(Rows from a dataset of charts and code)
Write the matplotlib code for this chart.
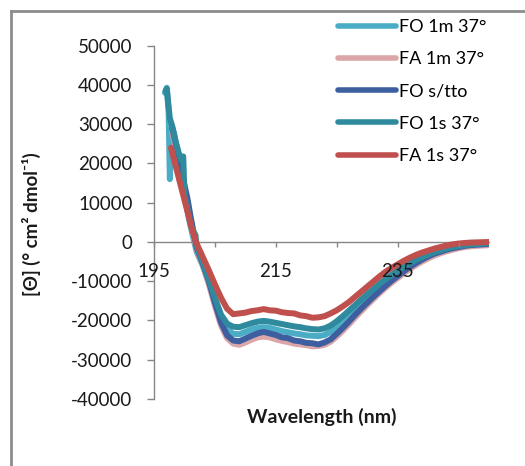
import numpy as np
import matplotlib.pyplot as plt
from matplotlib.lines import Line2D
from matplotlib.ticker import FixedLocator, MultipleLocator

plt.rcParams['font.family'] = ['Lato', 'DejaVu Sans']
plt.rcParams['axes.unicode_minus'] = False

# common 1 nm grid from 202 to 250 nm, each series has its own start before that
grid = list(range(202, 251))

# FO 1m 37°
wl_fo1m = [196.8, 197.1, 197.4, 197.6, 197.9, 198.3, 198.8, 199.3, 199.8, 200.3, 200.8, 201.3] + grid
th_fo1m = [38000, 39300, 33000, 16000, 29500, 27500, 23500, 19000, 14000, 9500, 5500, 2000,
           -2500, -6000, -10300, -15000, -19500, -22300, -23400, -23500, -22900, -22300,
           -21900, -21700, -21900, -22300, -22700, -23000, -23300, -23500, -23800, -23900,
           -24000, -23700, -22900, -21700, -20300, -18800, -17300, -15800, -14300, -12900,
           -11500, -10200, -9000, -7900, -6800, -5800, -4900, -4100, -3400, -2800,
           -2300, -1800, -1400, -1100, -900, -700, -600, -500, -400]

# FA 1m 37°
wl_fa1m = [198.0, 199.0, 200.0, 201.0] + grid
th_fa1m = [28000, 21000, 14000, 6000,
           -2000, -6000, -10800, -16300, -21300, -24500, -25900, -26200, -25600, -24900,
           -24300, -24100, -24300, -24800, -25200, -25500, -25900, -26100, -26300, -26600,
           -26500, -26200, -25400, -24100, -22600, -21000, -19300, -17700, -16100, -14600,
           -13100, -11700, -10400, -9200, -8000, -6900, -5900, -5000, -4200, -3500,
           -2900, -2400, -2000, -1600, -1300, -1100, -1000, -900, -800]

# FO s/tto
wl_fos = [198.0, 198.5, 199.0, 199.5, 200.0, 200.5, 201.0, 201.5] + grid
th_fos = [29000, 25500, 22500, 19000, 14500, 11000, 6500, 2500,
          -1500, -5500, -10000, -15500, -20500, -23800, -25100, -25300, -24600, -23900,
          -23300, -22900, -23300, -23700, -24300, -24500, -25100, -25300, -25700, -25800,
          -26100, -25600, -24800, -23400, -21900, -20300, -18600, -17000, -15500, -14000,
          -12600, -11200, -9900, -8700, -7500, -6400, -5400, -4500, -3700, -3000,
          -2500, -2000, -1600, -1300, -1000, -800, -700, -600, -500]

# FO 1s 37°
wl_fo1s = [196.9, 197.1, 197.3, 197.6, 198.0, 198.5, 199.0, 199.4, 199.8, 200.0, 200.5, 201.0, 201.5, 201.8] + grid
th_fo1s = [38500, 39000, 36000, 31500, 29500, 26000, 23000, 21000, 21800, 12000, 8500, 4500, 2500, 1800,
           -1000, -5200, -9500, -14200, -18500, -20800, -21600, -21700, -21200, -20700,
           -20300, -20100, -20300, -20600, -20900, -21200, -21500, -21700, -22000, -22200,
           -22300, -22000, -21300, -20200, -18900, -17500, -16100, -14700, -13300, -12000,
           -10700, -9500, -8400, -7300, -6300, -5400, -4600, -3900, -3200, -2600,
           -2100, -1700, -1300, -1000, -800, -600, -500, -400, -300]

# FA 1s 37°
wl_fa1s = [197.8, 198.2, 198.7, 199.2, 199.7, 200.2, 200.7, 201.2, 201.7] + grid
th_fa1s = [24000, 21500, 18500, 15500, 12500, 9500, 6500, 3500, 1000,
           -400, -3800, -7200, -10800, -14200, -17000, -18400, -18200, -18000, -17600,
           -17400, -17100, -17400, -17500, -17900, -18100, -18200, -18700, -18900, -19300,
           -19200, -18900, -18200, -17400, -16400, -15300, -14000, -12700, -11400, -10100,
           -8800, -7600, -6600, -5700, -4800, -4000, -3300, -2700, -2200, -1700,
           -1300, -900, -600, -400, -250, -150, -100, -50, 0]

series = [
    ('FO 1m 37°', wl_fo1m, th_fo1m, '#4bacc6'),
    ('FA 1m 37°', wl_fa1m, th_fa1m, '#dba6a8'),
    ('FO s/tto', wl_fos, th_fos, '#3d5f9f'),
    ('FO 1s 37°', wl_fo1s, th_fo1s, '#2f8a9e'),
    ('FA 1s 37°', wl_fa1s, th_fa1s, '#c0504d'),
]

W, H = 525, 466
fig = plt.figure(figsize=(W / 100, H / 100), dpi=100)
ax = fig.add_axes([154 / W, 1 - 399 / H, (489 - 154) / W, (399 - 45.7) / H])

for name, wl, th, col in series:
    ax.plot(wl, th, color=col, lw=4.3, solid_capstyle='round', solid_joinstyle='round',
            label=name, zorder=2)

ax.set_xlim(195, 250)
ax.set_ylim(-40000, 50000)

grey = '#868686'
for s in ['top', 'right']:
    ax.spines[s].set_visible(False)
ax.spines['bottom'].set_position(('data', 0))
for s in ['bottom', 'left']:
    ax.spines[s].set_color(grey)
    ax.spines[s].set_linewidth(1.0)
    ax.spines[s].set_zorder(1)
# tick labels sit above the curves
ax.xaxis.set_zorder(3)

ax.xaxis.set_major_locator(FixedLocator([195, 215, 235]))
ax.xaxis.set_minor_locator(FixedLocator([205, 225, 245]))
ax.yaxis.set_major_locator(MultipleLocator(10000))
ax.yaxis.set_major_formatter(lambda v, p: '%d' % v)
ax.tick_params(axis='x', which='both', direction='out', length=3.6, width=1, color=grey,
               pad=11.5, labelsize=13.5, labelcolor='#1a1a1a')
ax.tick_params(axis='y', direction='out', length=5, width=1, color=grey,
               pad=10.5, labelsize=13.5, labelcolor='#1a1a1a')

fig.text(31.7 / W, 1 - 224 / H, '[Θ] (° cm² dmol⁻¹)', rotation=90, ha='center', va='center',
         fontsize=13.5, fontweight='bold', color='#1a1a1a')
fig.text(322 / W, 1 - 417 / H, 'Wavelength (nm)', ha='center', va='center',
         fontsize=14, fontweight='bold', color='#1a1a1a')

handles = [Line2D([], [], color=c, lw=4, solid_capstyle='round') for _, _, _, c in series]
labels = [n for n, _, _, _ in series]
ax.legend(handles, labels, loc='upper left', bbox_to_anchor=(338 / W, 1 - 19 / H),
          bbox_transform=fig.transFigure, frameon=False, borderpad=0, borderaxespad=0,
          handlelength=3.2, handletextpad=0.2, labelspacing=0.9, fontsize=13)

# outer frame lines
fig.add_artist(Line2D([11 / W, 11 / W], [0, 1 - 11 / H], transform=fig.transFigure, color='#8c8c8c', lw=2))
fig.add_artist(Line2D([11 / W, 1], [1 - 11 / H, 1 - 11 / H], transform=fig.transFigure, color='#8c8c8c', lw=2))

fig.savefig('out.png', dpi=100)
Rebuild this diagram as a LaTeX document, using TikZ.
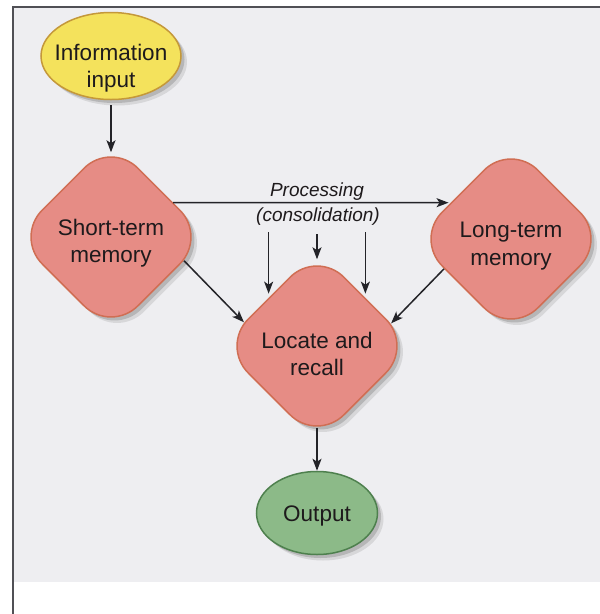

§ YOUR OBJECTIVE: From the first line of the entries above down to the line holding "-2900, -2400, -2000, -1600, -1300, -1100, -1000, -900, -800]", quote each line exactly and nothing else, skipping pictures.

§ EXERCISE ANSWER:
Write the matplotlib code for this chart.
import numpy as np
import matplotlib.pyplot as plt
from matplotlib.lines import Line2D
from matplotlib.ticker import FixedLocator, MultipleLocator

plt.rcParams['font.family'] = ['Lato', 'DejaVu Sans']
plt.rcParams['axes.unicode_minus'] = False

# common 1 nm grid from 202 to 250 nm, each series has its own start before that
grid = list(range(202, 251))

# FO 1m 37°
wl_fo1m = [196.8, 197.1, 197.4, 197.6, 197.9, 198.3, 198.8, 199.3, 199.8, 200.3, 200.8, 201.3] + grid
th_fo1m = [38000, 39300, 33000, 16000, 29500, 27500, 23500, 19000, 14000, 9500, 5500, 2000,
           -2500, -6000, -10300, -15000, -19500, -22300, -23400, -23500, -22900, -22300,
           -21900, -21700, -21900, -22300, -22700, -23000, -23300, -23500, -23800, -23900,
           -24000, -23700, -22900, -21700, -20300, -18800, -17300, -15800, -14300, -12900,
           -11500, -10200, -9000, -7900, -6800, -5800, -4900, -4100, -3400, -2800,
           -2300, -1800, -1400, -1100, -900, -700, -600, -500, -400]

# FA 1m 37°
wl_fa1m = [198.0, 199.0, 200.0, 201.0] + grid
th_fa1m = [28000, 21000, 14000, 6000,
           -2000, -6000, -10800, -16300, -21300, -24500, -25900, -26200, -25600, -24900,
           -24300, -24100, -24300, -24800, -25200, -25500, -25900, -26100, -26300, -26600,
           -26500, -26200, -25400, -24100, -22600, -21000, -19300, -17700, -16100, -14600,
           -13100, -11700, -10400, -9200, -8000, -6900, -5900, -5000, -4200, -3500,
           -2900, -2400, -2000, -1600, -1300, -1100, -1000, -900, -800]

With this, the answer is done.